Holidays are often a bittersweet time for many of us who have lost loved ones close to our hearts.  Here's a poem, author unknown.


_In the Light


A shadow of joy flickered; it is me. 
I told you I wouldn't leave..
My spirit is with you. 
My memories, my thoughts are imbedded deep in your heart.
I still love you.
Do not for one moment think that you have been abandoned.
I am in the Light.


In the corner, in the hall, the car, the yard -- 
these are the places I stay with you. 
My spirit rises every time you pray for me,
but my energy comes closer to you.
Love does not diminish, it grows stronger. 
I am the feather that finds you in the yard, 
the dimmed light that grows brighter in your mind, 
I place our memories for you to see. 
We lived in our special way, 
a way that now has its focus changed. 
I still crave your understanding and
long for the many words of prayer and good fortune for my soul. 
I am in the Light.


As you struggle to adjust without me,
I watch silently. 
Sometimes I summon up all the strength of my new world to make you notice me.
Impressed by your grief, I try to impress my love deeper into your 
consciousness.
As you should, I call out to the Heavens for help. 
You should know that the fountain of youth does exist.
My soul is now healthy.
Your love sends me new found energy.
I am adjusting to this new world. 
I am with you and I am in the Light.


Please don't feel bad that you can't see me. 
I am with you wherever you go.
I protect you, just as you protected me so many times. 
Talk to me and somehow I will find a way to answer you.
Mother, father, son or daughter it makes no difference. 
Brother, sister, lover, husband or wife, it makes no difference.
Whatever our connection-friend or even foe-I see you with my new eyes. 
I am learning to help wherever you are, wherever I am needed. 
This can be done because I am in the Light.

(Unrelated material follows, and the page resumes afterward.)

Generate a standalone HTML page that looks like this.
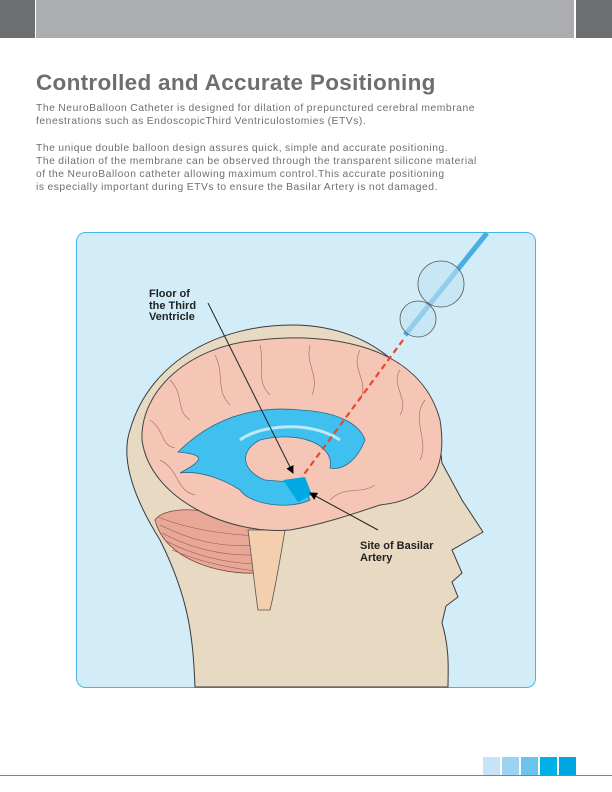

When you feel despair, reach out to me. 
I will come. 
Our love for you truly does transcend from Heaven to Earth.
Finish your life with the enthusiasm and zest
that you had when we were together in the physical sense. 
You owe this to me, but more importantly, you owe it to yourself. 
Life continues for both of us.
I am with you because I love you and I am in the Light._

​


----------



## hollydolly (Dec 20, 2015)

Beautiful  SB.... thanks for posting that....


----------



## SeaBreeze (Dec 15, 2020)

Bumping for the Christmas season.


----------



## Aunt Marg (Dec 15, 2020)

Thank you so much for the bump, SeaBreeze.

Such a warm and touching poem.


----------



## jujube (Dec 15, 2020)

Thank you for that poem, Seabreeze.  I am having a bad day today missing my mom.  I actually picked up the phone to call her.  That hurt.


----------



## Gaer (Dec 15, 2020)

Beautiful!  many of us have lost loved ones to death.  Thanks for posting that!


----------